The French composer Pierre Boulez, who died in 2016, had for years expressed interest in adapting “Waiting for Godot” as an opera. That never came to fruition, but Mr. Krutag’s proposal to adapt “Fin de Partie” apparently made sense.
“Edward Beckett, Samuel Beckett’s nephew, has a very astute sense of what his uncle would and would not have wanted,” said Jean-Michel Rabaté, an author, professor and Beckett authority. “Through music, this play takes on a new relevance, because what Kurtag has done through composing is interpret the play.”
But interpreting Beckett is akin to interpreting, say, Eugène Ionesco or Harold Pinter. Absurdist theater is so tied to its language and a nuanced humor that it’s not an obvious, or simple, choice to interpret. Tone is key, Mr. Audi said.

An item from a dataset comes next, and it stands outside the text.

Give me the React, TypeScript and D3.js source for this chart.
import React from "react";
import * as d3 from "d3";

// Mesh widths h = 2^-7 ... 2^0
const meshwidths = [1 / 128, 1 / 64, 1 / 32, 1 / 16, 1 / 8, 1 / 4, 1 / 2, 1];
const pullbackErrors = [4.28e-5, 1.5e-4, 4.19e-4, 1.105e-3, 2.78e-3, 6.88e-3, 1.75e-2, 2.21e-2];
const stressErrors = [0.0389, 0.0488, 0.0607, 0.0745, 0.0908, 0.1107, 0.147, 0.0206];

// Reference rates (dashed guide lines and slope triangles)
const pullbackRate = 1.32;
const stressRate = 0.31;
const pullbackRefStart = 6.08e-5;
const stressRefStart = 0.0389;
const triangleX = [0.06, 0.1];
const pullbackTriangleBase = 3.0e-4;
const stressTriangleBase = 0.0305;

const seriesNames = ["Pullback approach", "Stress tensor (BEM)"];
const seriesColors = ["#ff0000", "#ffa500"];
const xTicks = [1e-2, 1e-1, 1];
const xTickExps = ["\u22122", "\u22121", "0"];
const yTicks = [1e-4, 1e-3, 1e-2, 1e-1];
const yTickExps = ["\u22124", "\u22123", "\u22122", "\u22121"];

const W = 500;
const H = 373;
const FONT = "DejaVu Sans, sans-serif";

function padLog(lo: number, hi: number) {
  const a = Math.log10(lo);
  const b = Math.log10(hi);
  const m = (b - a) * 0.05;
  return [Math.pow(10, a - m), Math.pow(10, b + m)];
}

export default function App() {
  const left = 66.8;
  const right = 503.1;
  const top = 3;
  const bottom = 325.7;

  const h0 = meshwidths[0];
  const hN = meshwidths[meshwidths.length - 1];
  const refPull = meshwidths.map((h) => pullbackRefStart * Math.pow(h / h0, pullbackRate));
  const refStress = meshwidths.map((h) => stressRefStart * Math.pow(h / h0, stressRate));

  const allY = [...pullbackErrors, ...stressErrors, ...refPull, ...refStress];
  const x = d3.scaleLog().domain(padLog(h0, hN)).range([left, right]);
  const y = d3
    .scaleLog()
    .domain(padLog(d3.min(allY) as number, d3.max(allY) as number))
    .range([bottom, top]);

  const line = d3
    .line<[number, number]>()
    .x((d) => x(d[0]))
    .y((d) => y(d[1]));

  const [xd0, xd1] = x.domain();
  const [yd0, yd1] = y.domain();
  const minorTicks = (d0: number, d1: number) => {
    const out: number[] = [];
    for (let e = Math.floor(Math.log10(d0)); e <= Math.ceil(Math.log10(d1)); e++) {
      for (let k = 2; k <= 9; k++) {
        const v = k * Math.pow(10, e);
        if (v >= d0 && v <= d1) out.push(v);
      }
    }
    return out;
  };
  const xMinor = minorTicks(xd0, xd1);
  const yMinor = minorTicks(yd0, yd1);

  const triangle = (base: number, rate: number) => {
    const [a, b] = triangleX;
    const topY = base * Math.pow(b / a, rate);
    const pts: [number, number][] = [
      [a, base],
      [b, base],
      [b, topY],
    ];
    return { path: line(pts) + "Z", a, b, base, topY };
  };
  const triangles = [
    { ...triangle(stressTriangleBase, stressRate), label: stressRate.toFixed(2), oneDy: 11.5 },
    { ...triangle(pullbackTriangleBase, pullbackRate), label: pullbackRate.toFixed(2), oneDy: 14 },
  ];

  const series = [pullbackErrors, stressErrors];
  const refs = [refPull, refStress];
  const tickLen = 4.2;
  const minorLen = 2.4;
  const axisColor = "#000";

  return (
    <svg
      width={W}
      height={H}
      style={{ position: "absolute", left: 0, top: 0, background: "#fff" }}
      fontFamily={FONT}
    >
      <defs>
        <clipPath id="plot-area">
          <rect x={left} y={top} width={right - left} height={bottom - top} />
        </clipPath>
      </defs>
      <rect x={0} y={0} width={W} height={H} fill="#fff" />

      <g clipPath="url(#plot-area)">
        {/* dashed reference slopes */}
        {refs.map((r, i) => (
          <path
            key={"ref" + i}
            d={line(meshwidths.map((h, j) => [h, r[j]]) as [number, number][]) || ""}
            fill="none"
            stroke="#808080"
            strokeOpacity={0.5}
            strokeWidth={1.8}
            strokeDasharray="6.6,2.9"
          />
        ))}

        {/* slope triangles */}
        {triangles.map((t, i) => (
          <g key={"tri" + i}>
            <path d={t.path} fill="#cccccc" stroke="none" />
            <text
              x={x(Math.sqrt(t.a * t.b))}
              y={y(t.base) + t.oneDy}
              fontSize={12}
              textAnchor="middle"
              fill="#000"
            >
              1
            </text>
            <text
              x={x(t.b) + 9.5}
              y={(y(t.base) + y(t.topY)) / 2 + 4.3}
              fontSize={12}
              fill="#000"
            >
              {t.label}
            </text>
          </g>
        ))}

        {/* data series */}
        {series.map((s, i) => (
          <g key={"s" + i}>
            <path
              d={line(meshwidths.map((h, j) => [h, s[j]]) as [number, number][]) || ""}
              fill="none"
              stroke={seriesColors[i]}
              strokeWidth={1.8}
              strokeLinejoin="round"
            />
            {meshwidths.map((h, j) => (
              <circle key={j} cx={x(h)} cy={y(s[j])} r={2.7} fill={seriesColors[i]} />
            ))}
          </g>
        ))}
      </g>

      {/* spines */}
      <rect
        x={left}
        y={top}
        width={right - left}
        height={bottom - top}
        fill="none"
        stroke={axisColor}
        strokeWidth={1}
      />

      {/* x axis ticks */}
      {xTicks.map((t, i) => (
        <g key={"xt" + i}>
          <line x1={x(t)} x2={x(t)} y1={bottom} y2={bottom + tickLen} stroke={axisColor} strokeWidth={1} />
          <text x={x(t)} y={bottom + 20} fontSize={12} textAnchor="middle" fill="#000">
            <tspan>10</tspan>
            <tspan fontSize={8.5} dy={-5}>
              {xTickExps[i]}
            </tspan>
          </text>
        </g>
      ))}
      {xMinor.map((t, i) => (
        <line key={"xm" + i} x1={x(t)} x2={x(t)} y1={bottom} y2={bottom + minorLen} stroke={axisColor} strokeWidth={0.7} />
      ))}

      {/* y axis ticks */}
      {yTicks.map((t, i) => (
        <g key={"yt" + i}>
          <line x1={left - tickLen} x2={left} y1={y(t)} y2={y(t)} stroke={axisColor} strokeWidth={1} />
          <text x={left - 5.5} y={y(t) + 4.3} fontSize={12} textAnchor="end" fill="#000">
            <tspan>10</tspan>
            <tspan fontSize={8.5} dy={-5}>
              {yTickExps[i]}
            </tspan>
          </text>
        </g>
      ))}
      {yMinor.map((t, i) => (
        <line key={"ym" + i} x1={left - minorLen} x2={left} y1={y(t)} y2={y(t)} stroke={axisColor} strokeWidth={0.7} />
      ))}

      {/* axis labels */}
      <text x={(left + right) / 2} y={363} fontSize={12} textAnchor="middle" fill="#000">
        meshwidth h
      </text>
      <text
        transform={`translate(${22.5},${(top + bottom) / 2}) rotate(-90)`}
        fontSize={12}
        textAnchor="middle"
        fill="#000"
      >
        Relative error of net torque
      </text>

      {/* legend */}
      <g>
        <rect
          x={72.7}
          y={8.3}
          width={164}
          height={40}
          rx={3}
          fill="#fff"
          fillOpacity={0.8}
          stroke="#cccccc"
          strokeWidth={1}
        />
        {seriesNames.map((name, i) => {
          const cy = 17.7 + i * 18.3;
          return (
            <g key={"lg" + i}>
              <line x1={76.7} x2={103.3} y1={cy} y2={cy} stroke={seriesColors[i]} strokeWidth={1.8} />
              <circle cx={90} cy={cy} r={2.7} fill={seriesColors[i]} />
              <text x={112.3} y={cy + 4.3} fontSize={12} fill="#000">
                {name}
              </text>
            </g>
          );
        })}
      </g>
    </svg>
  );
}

“Kurtag is faithful to Beckett and has done something that you can argue goes in a sense the way Beckett wanted his plays to be performed,” he explained. “A musical version is by definition an interpretation. You are making interpretive decisions.”
Beckett was no stranger to interpretation himself. He translated French poetry into English, and wrote many of his early poems by him in French, long before he began writing plays.
“What is interesting is that I have decided to write in French, first in poetry,” Mr. Rabaté said. “French is much simpler and lyrical. He translated a lot of the French Surrealist poets, and in English they were opaque and full of illusion. But in French it was simple and you just heard the voice.”
Beckett’s ties to France, and the French language, are legendary. He could have fled France when the Nazis invaded in 1940, but, as he was quoted as saying, “I preferred France in war to Ireland in peace.”
He joined the French Resistance, and even though he was fluent in French, he had an Irish accent, which made him vulnerable to being discovered. After almost being caught by the Gestapo in Paris, he lived in rural southern France in hiding for many years until the war ended.
“His French was oral French learned in the countryside when he was hiding from the Nazis,” Mr. Rabaté said. “’Fin de Partie’ has a few untranslatable moments in French, because the jokes are funnier in French and the French text is much more bawdy.”
This toggling between the languages proved interesting when his plays, usually written in French, became sensations on the English-speaking stage, despite not only some humor lost in translation but also the severe censorship laws in England in the 1950s (cue the bodily functions and anatomical references of “Godot”).
Over the decades, Beckett’s works became standard repertory, but perhaps it was time for the first opera based on one of his works, Mr. Audi pointed out, especially since Mr. Kurtag saw the original Paris production of “Fin de Partie” in the early 1960s and was awestruck.
“You need a very special kind of a composer to capture the essence of Beckett, but I don’t see many composers who have that kind of passion for Beckett,” Mr. Audi said. “You need to be obsessed with Beckett. Mr. Kurtag has had that for much of his life.
Mr. Kurtag, now 96 and living in Budapest, was unable to travel to see any of the previous productions and is not expected to go to Paris. Two performances that were planned in Hungary were canceled because of the pandemic. But, Mr. Audi said, Mr. Kurtag has seen a video recording of the original production and attended a concert version, which included the original cast, in Budapest in 2018.
For Mr. Audi, it’s a career high to see an original piece of work be so seamlessly adapted.
“My role as a director is to arbitrate between the composer’s vision and the writer’s vision,” Mr. Audi said. “In the end what he has composed is the essence of the play. For me the opera is complete.”